Friday, April 7, 2006

The Religious Conflict that Isnt Religious

“The issue is not one of the separation of church and state…for there is no church in Islam. The issue is one of legitimacy: what kind of state and what kind of community? Does legitimacy come down from the divine to the one man, the halife, shadow of God on earth and thence to the ulema and to human society, or does legitimacy arise from a free and open exercise of political rights? The question is indeed central to Islam, and has been central from the very beginning.”

The rebellion in Southern Thailand is often misunderstood and over simplified into the primary dichotomy of Muslim vs. Buddhist.
Yet such a basic dichotomy is not an accurate representation of the role of religion in the conflict.

What lies at the heart of the conflict, in relation to Islam and Buddhism, is not an incommensurable religious difference but a conflict inspired by the use of religion in state-craft.

Thailand has consistently, through both historical and modern periods, employed Buddhist cosmological practices in the pageantry of state ceremonies and rituals.
The problem that arises in the Malay-Muslim population of the South is that Buddhist spectacles of state legitimacy are rejected, and possibly even offensive, to the Malay-Muslim community.

Such rejection of Buddhist forms of legitimacy are evident in the Malay-Muslim tendency to look towards Islamic religious symbols and institutions that supply a similar role in strengthening the Muslim opposition to the Buddhist state.

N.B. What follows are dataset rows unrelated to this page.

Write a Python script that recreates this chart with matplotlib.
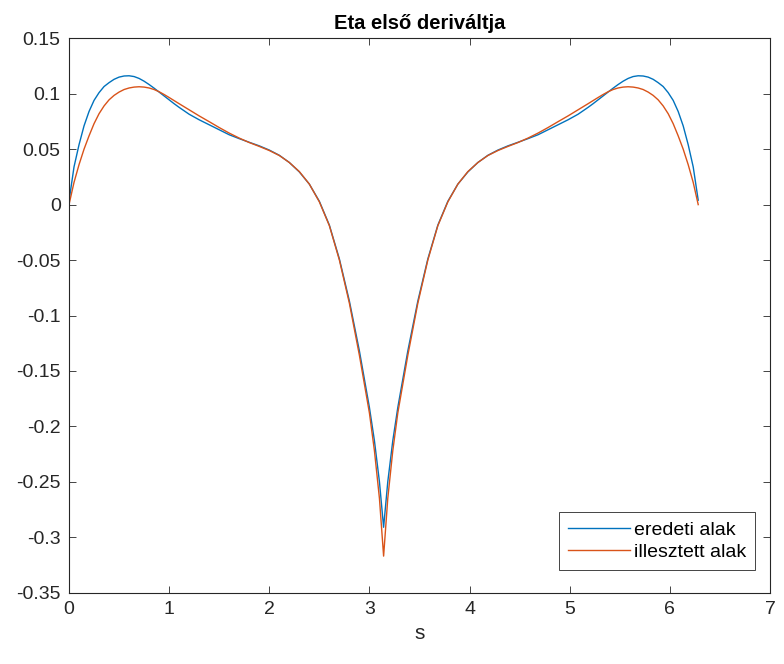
import matplotlib
matplotlib.use("Agg")
import matplotlib.pyplot as plt
from matplotlib.ticker import FuncFormatter

plt.rcParams['font.family'] = ['Liberation Sans', 'DejaVu Sans']
plt.rcParams['axes.unicode_minus'] = False

title = "Eta első deriváltja"
xlabel = "s"
labels = ["eredeti alak", "illesztett alak"]

# left half, cusp, right half
s_left = [0.0, 0.05, 0.1, 0.15, 0.2, 0.25, 0.3, 0.35, 0.4, 0.45, 0.5, 0.55, 0.6, 0.65,
          0.7, 0.75, 0.8, 0.85, 0.9, 0.95, 1.0, 1.05, 1.1, 1.2, 1.3, 1.4, 1.5, 1.6,
          1.7, 1.8, 1.9, 2.0, 2.1, 2.2, 2.3, 2.4, 2.5, 2.6, 2.7, 2.8, 2.9, 3.0, 3.05,
          3.1]
s_cusp = [3.1416]
s_right = [3.1832, 3.2332, 3.2832, 3.3832, 3.4832, 3.5832, 3.6832, 3.7832, 3.8832,
           3.9832, 4.0832, 4.1832, 4.2832, 4.3832, 4.4832, 4.5832, 4.6832, 4.7832,
           4.8832, 4.9832, 5.0832, 5.1832, 5.2332, 5.2832, 5.3332, 5.3832, 5.4332,
           5.4832, 5.5332, 5.5832, 5.6332, 5.6832, 5.7332, 5.7832, 5.8332, 5.8832,
           5.9332, 5.9832, 6.0332, 6.0832, 6.1332, 6.1832, 6.2332, 6.2832]

eredeti_left = [0.003, 0.034, 0.054, 0.071, 0.084, 0.094, 0.101, 0.1065, 0.110, 0.113,
                0.115, 0.116, 0.1162, 0.1155, 0.1138, 0.1113, 0.1083, 0.105, 0.1015,
                0.098, 0.0945, 0.091, 0.0877, 0.0815, 0.0765, 0.072, 0.0675, 0.063,
                0.0595, 0.0562, 0.053, 0.0492, 0.0445, 0.038, 0.0295, 0.0185, 0.003,
                -0.0185, -0.049, -0.087, -0.132, -0.183, -0.213, -0.250]
eredeti_cusp = [-0.291]
eredeti_right = [-0.250, -0.213, -0.183, -0.132, -0.087, -0.049, -0.0185, 0.003, 0.0185,
                 0.0295, 0.038, 0.0445, 0.0492, 0.053, 0.0562, 0.0595, 0.063, 0.0675,
                 0.072, 0.0765, 0.0815, 0.0877, 0.091, 0.0945, 0.098, 0.1015, 0.105,
                 0.1083, 0.1113, 0.1138, 0.1155, 0.1162, 0.116, 0.115, 0.113, 0.110,
                 0.1065, 0.101, 0.094, 0.084, 0.071, 0.054, 0.034, 0.004]

illesztett_left = [0.0, 0.020, 0.036, 0.050, 0.062, 0.073, 0.082, 0.089, 0.0945, 0.0985,
                   0.1015, 0.1038, 0.1052, 0.106, 0.1063, 0.106, 0.1052, 0.1038, 0.1018,
                   0.0993, 0.0966, 0.0938, 0.091, 0.0855, 0.080, 0.0748, 0.0695, 0.0645,
                   0.060, 0.056, 0.0525, 0.0488, 0.0443, 0.038, 0.0298, 0.0185, 0.0025,
                   -0.019, -0.050, -0.089, -0.136, -0.188, -0.222, -0.265]
illesztett_cusp = [-0.317]
illesztett_right = [-0.265, -0.222, -0.188, -0.136, -0.089, -0.050, -0.019, 0.0025,
                    0.0185, 0.0298, 0.038, 0.0443, 0.0488, 0.0525, 0.056, 0.060, 0.0645,
                    0.0695, 0.0748, 0.080, 0.0855, 0.091, 0.0938, 0.0966, 0.0993, 0.1018,
                    0.1038, 0.1052, 0.106, 0.1063, 0.106, 0.1052, 0.1038, 0.1015, 0.0985,
                    0.0945, 0.089, 0.082, 0.073, 0.062, 0.050, 0.036, 0.020, 0.0]

xticks = [0, 1, 2, 3, 4, 5, 6, 7]
yticks = [-0.35, -0.3, -0.25, -0.2, -0.15, -0.1, -0.05, 0, 0.05, 0.1, 0.15]

s_all = s_left + s_cusp + s_right
eredeti = eredeti_left + eredeti_cusp + eredeti_right
illesztett = illesztett_left + illesztett_cusp + illesztett_right

fig = plt.figure(figsize=(7.84, 6.64), dpi=100)
ax = fig.add_axes([69/784, 1 - 592.7/664, 701/784, 554.4/664])

ax.plot(s_all, eredeti, color='#0072BD', lw=1.0, label=labels[0])
ax.plot(s_all, illesztett, color='#D95319', lw=1.0, label=labels[1])

ax.set_xlim(0, 7)
ax.set_ylim(-0.35, 0.15)
ax.set_xticks(xticks)
ax.set_yticks(yticks)
ax.yaxis.set_major_formatter(FuncFormatter(lambda v, p: ('%g' % round(v, 2))))
ax.tick_params(direction='in', length=5, width=0.6, top=True, right=True,
               labelsize=14, colors='#262626', pad=6)
for sp in ax.spines.values():
    sp.set_color('#262626')
    sp.set_linewidth(0.8)

ax.set_title(title, fontsize=14.5, fontweight='bold', pad=7)
ax.set_xlabel(xlabel, fontsize=15, color='#262626', labelpad=4)

leg = ax.legend(loc='lower right', bbox_to_anchor=(0.9786, 0.041), borderaxespad=0,
                fontsize=14, handlelength=3.2, handletextpad=0.2, borderpad=0.45,
                labelspacing=0.25, fancybox=False, framealpha=1, edgecolor='#262626')
leg.get_frame().set_linewidth(0.6)

fig.savefig('out.png', dpi=100)
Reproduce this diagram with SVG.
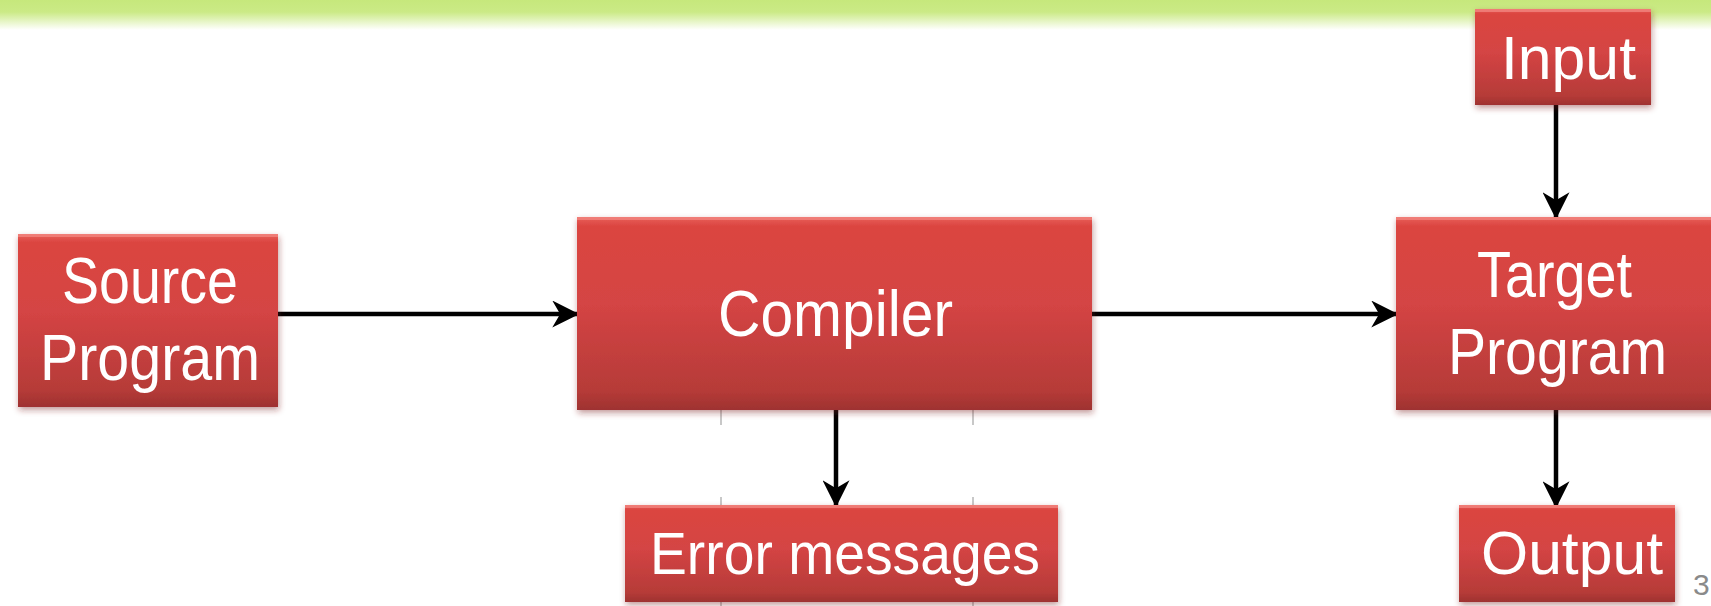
<svg xmlns="http://www.w3.org/2000/svg" width="1711" height="606" viewBox="0 0 1711 606">
  <defs>
    <linearGradient id="band" x1="0" y1="0" x2="0" y2="1">
      <stop offset="0" stop-color="#c6e87c"/>
      <stop offset="0.4" stop-color="#cbea86"/>
      <stop offset="1" stop-color="#ffffff"/>
    </linearGradient>
    <linearGradient id="boxFill" x1="0" y1="0" x2="0" y2="1">
      <stop offset="0" stop-color="#e8605a"/>
      <stop offset="0.05" stop-color="#db4440"/>
      <stop offset="0.45" stop-color="#d44444"/>
      <stop offset="0.9" stop-color="#b63b38"/>
      <stop offset="1" stop-color="#9e3230"/>
    </linearGradient>
    <filter id="shadow" x="-10%" y="-10%" width="120%" height="130%">
      <feGaussianBlur in="SourceAlpha" stdDeviation="3"/>
      <feOffset dx="1" dy="3" result="b"/>
      <feFlood flood-color="#7a2020" flood-opacity="0.45"/>
      <feComposite in2="b" operator="in"/>
      <feMerge>
        <feMergeNode/>
        <feMergeNode in="SourceGraphic"/>
      </feMerge>
    </filter>
    <marker id="arrow" viewBox="0 0 12 12" refX="11" refY="6" markerWidth="6" markerHeight="6" markerUnits="strokeWidth" orient="auto">
      <path d="M0,0 L12,6 L0,12 L3.5,6 Z" fill="#000"/>
    </marker>
  </defs>
  <style>
    .box { fill: url(#boxFill); filter: url(#shadow); }
    .hi { fill: #f38a84; opacity: 0.7; }
    .lbl { fill: #ffffff; font-family: "Liberation Sans", Arial, sans-serif; text-anchor: start; }
    .conn { stroke: #000; stroke-width: 4.5; fill: none; marker-end: url(#arrow); }
    .ghost { stroke: #c8c8c8; stroke-width: 2; }
    .pg { fill: #8a8a8a; font-family: "Liberation Sans", Arial, sans-serif; font-size: 30px; }
  </style>

  <rect width="1711" height="606" fill="#ffffff"/>
  <!-- title band fading into the page -->
  <rect x="0" y="0" width="1711" height="30" fill="url(#band)"/>

  <!-- faint guide marks under the compiler -->
  <g id="guides">
    <line class="ghost" x1="721" y1="410" x2="721" y2="425"/>
    <line class="ghost" x1="973" y1="410" x2="973" y2="425"/>
    <line class="ghost" x1="721" y1="497" x2="721" y2="506"/>
    <line class="ghost" x1="973" y1="497" x2="973" y2="506"/>
    <line class="ghost" x1="721" y1="600" x2="721" y2="606"/>
    <line class="ghost" x1="973" y1="600" x2="973" y2="606"/>
  </g>

  <g id="connectors">
    <line class="conn" x1="278" y1="314" x2="577" y2="314"/>
    <line class="conn" x1="1092" y1="314" x2="1396" y2="314"/>
    <line class="conn" x1="836" y1="410" x2="836" y2="505"/>
    <line class="conn" x1="1556" y1="105" x2="1556" y2="217"/>
    <line class="conn" x1="1556" y1="410" x2="1556" y2="506"/>
  </g>

  <g id="source-program">
    <rect class="box" x="18" y="234" width="260" height="173"/>
    <rect class="hi" x="18" y="234" width="260" height="3"/>
    <text class="lbl" x="62" y="303" font-size="64" textLength="176" lengthAdjust="spacingAndGlyphs">Source</text>
    <text class="lbl" x="40" y="380" font-size="64" textLength="220" lengthAdjust="spacingAndGlyphs">Program</text>
  </g>

  <g id="compiler">
    <rect class="box" x="577" y="217" width="515" height="193"/>
    <rect class="hi" x="577" y="217" width="515" height="3"/>
    <text class="lbl" x="718" y="336" font-size="64" textLength="235" lengthAdjust="spacingAndGlyphs">Compiler</text>
  </g>

  <g id="error-messages">
    <rect class="box" x="625" y="505" width="433" height="97"/>
    <rect class="hi" x="625" y="505" width="433" height="3"/>
    <text class="lbl" x="650" y="574" font-size="60" textLength="390" lengthAdjust="spacingAndGlyphs">Error messages</text>
  </g>

  <g id="input">
    <rect class="box" x="1475" y="9" width="176" height="96"/>
    <rect class="hi" x="1475" y="9" width="176" height="3"/>
    <text class="lbl" x="1501" y="79" font-size="62" textLength="135" lengthAdjust="spacingAndGlyphs">Input</text>
  </g>

  <g id="target-program">
    <rect class="box" x="1396" y="217" width="330" height="193"/>
    <rect class="hi" x="1396" y="217" width="330" height="3"/>
    <text class="lbl" x="1477" y="297" font-size="64" textLength="155" lengthAdjust="spacingAndGlyphs">Target</text>
    <text class="lbl" x="1448" y="374" font-size="64" textLength="219" lengthAdjust="spacingAndGlyphs">Program</text>
  </g>

  <g id="output">
    <rect class="box" x="1459" y="505" width="216" height="97"/>
    <rect class="hi" x="1459" y="505" width="216" height="3"/>
    <text class="lbl" x="1481" y="574" font-size="62" textLength="182" lengthAdjust="spacingAndGlyphs">Output</text>
  </g>

  <text class="pg" x="1693" y="595">3</text>
</svg>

Such forms of religious state-craft may sound overly abstract yet when religion is used in state rituals it is easy to identify.

A simple example is found in the flag raising ceremony that takes place every morning in all state run schools across the country.

Students are assembled in a school’s courtyard for a brief round of exercise, to listen to school announcements, to say a Buddhist prayer, and to sing the national anthem as the flag is raised.

Although the Buddhist prayer is the most obvious ritual that may draw unease from Muslims, the Thai flag, the emblem of the country that seeks to represent the citizens, also represents Buddhism.

The Thai flag consists of five horizontal stripes of three colors.
The Color red represents the blood of the Thai people, the color blue represents the much revered Monarchy, and the white stripes represent Buddhism (designated as Buddhism in the reign of King Vajiravudh).

As the national anthem is sung, in which citizens sing of their willingness to die for the values of the nation, the flag and its representation of Buddhism is raised into the sky.

Attending a flag raising ceremony in the primarily Muslim deep South one can not only see scores of Muslim students standing in silence as the Buddhist prayer is recited but can also recognize the Buddhist cosmology embedded within such state ceremonies.

Although the flag raising ceremony is just a minor example, the use of Buddhist political legitimacy is more problematic when Buddhist morality dictates the creation of legal codes. Before the Thais extended governance in the South the Malay-Muslims where governed by Sharia law that found its legitimacy as a holy law passed down to man from God – not from a Thai-Buddhist government.

When the South was placed under Thai control there was a crude (from a Southern perspective) replacement of the law dictated by Allah to a law dictated by a state and predicated upon Buddhist forms of legitimacy.

The use of religious legitimacy in government has essentially created an artificial and singular Buddhist state where religious homogeneity is obviously lacking.
If the future of the conflict is to be defused then the legitimacy of the government should have a diluted dependency upon Buddhism and the introduction of an Islamic perspective.

What might be even more appropriate is that the strategy of religious legitimacy be reevaluated in a broader reevaluation of what the Thai state is.

Although traditional governmental sources claim the number of Muslims in Thailand is about 3.9 percent, academic sources claim that the actual percentage could be as high as 8% to 10%. If ten percent of the population rejects the state’s employment of Buddhist legitimacy then the ideology that supports the state is at risk of collapse.

Rendered down more simply, if peaceful relations between the Buddhists and the Muslims have been the norm at the community level in the South then it is the government’s own efforts of legitimacy that creates the sense of illegitimacy and is ultimately the source of conflict.